Sharp is taking orders for two Android-based tablets designed to be e-book readers, starting Dec. 3 for the Japanese market.
To complement the new devices, the consumer electronics maker is also launching on Dec. 10 its Tsutaya Galapagos e-bookstore, which includes about 20,000 books, magazines, videos, and newspapers and will continue to expand, the company said. By the spring of 2011, the cloud-based media service business will also be available for Sharp's smartphones. In November, Sharp signed a deal with Japan-based media company Culture Convenience Club to bring its Tsutaya content platform to the Galapagos tablets.
One of the e-book readers will feature a 5.5-inch LCD screen that will mimic a paperback book with a resolution of 1,024 x 600 pixels, and the other will have a 10.8-inch high-definition LCD screen with a resolution of 1,366 x 800 pixels for reading magazines formatted in two-page spreads. The dimensions of the 5.5-inch model are 92 x 167 x 12.9 mm. The dimensions of the 10.8-inch model are 177 x 286 x 14.7 mm. Both will support 802.11b/g wireless connectivity and come with an 8-GB microSD memory card, a built-in speaker, and a mini USB port. The 5.5-inch model will have up to seven hours of battery life while the 10.8-inch model will have up to 10.5 hours.
Users can organize content, write book reviews, and export PDF files or text to the tablets' clipboard and convert data such as documents or maps to an XMDF format for viewing. The two devices will also come with a web browser and social networking application.

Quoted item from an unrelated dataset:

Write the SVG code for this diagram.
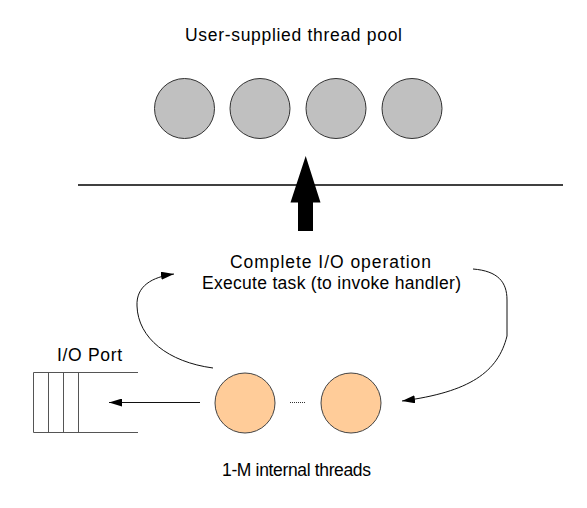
<svg xmlns="http://www.w3.org/2000/svg" width="587" height="508" viewBox="0 0 587 508">
<style>
text{font-family:"Liberation Sans",Arial,sans-serif;font-size:17.5px;fill:#000}
.pool{fill:#c0c0c0;stroke:#333;stroke-width:1}
.worker{fill:#ffcc99;stroke:#444;stroke-width:1}
.conn{fill:none;stroke:#111;stroke-width:1}
.port{fill:none;stroke:#555;stroke-width:1}
</style>
<defs>
<marker id="ah" markerWidth="14" markerHeight="8" refX="13" refY="4" orient="auto" markerUnits="userSpaceOnUse">
<path d="M0,0 L13,4 L0,8 z" fill="#000"/>
</marker>
</defs>
<rect width="587" height="508" fill="#fff"/>
<text x="185" y="41" textLength="217">User-supplied thread pool</text>
<g id="pool1"><circle class="pool" cx="184.5" cy="108.5" r="30"/></g>
<g id="pool2"><circle class="pool" cx="260" cy="108.5" r="30"/></g>
<g id="pool3"><circle class="pool" cx="336" cy="108.5" r="30"/></g>
<g id="pool4"><circle class="pool" cx="412" cy="108.5" r="30"/></g>
<line x1="78" y1="185" x2="563" y2="185" stroke="#000" stroke-width="1.3"/>
<g id="bigarrow"><path d="M305.7,156 L320.5,202.5 L313,202.5 L313,231 L298,231 L298,202.5 L290.5,202.5 Z" fill="#000"/></g>
<g id="task">
<text x="230" y="268" textLength="201">Complete I/O operation</text>
<text x="202" y="289" textLength="259">Execute task (to invoke handler)</text>
</g>
<g id="ioport">
<text x="57" y="361" textLength="65">I/O Port</text>
<path class="port" d="M138,372.5 L33.5,372.5 L33.5,432.5 L138,432.5 M48.5,372.5 L48.5,432.5 M63.5,372.5 L63.5,432.5 M78.5,372.5 L78.5,432.5"/>
</g>
<g id="worker1"><circle class="worker" cx="245" cy="403" r="30"/></g>
<g id="worker2"><circle class="worker" cx="351" cy="403" r="30"/></g>
<line x1="290" y1="402.5" x2="305" y2="402.5" stroke="#333" stroke-width="1" stroke-dasharray="1,1"/>
<text x="222" y="476" textLength="149">1-M internal threads</text>
<g id="connectors">
<path class="conn" d="M200,402.5 L109,402.5" marker-end="url(#ah)"/>
<path class="conn" d="M213,368 C168,362 138,338 137,306 C136,286 152,277 174,274" marker-end="url(#ah)"/>
<path class="conn" d="M473,269 C498,271 507,282 507,300 L507,336 C498,372 470,392 402,401" marker-end="url(#ah)"/>
</g>
</svg>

The 5.5-inch e-reader will retail for 39,800 yen (about $473) and the 10.8-inch model will cost 54,800 yen (about $651). They will compete against other e-book readers including the newly launched 8-inch Asus Eee Note E800 e-reader, the Pandigital Novel e-reader, the Apple iPad, the Amazon Kindle, and Barnes & Noble Nook.
Sharp first announced the Android-based e-book readers in September.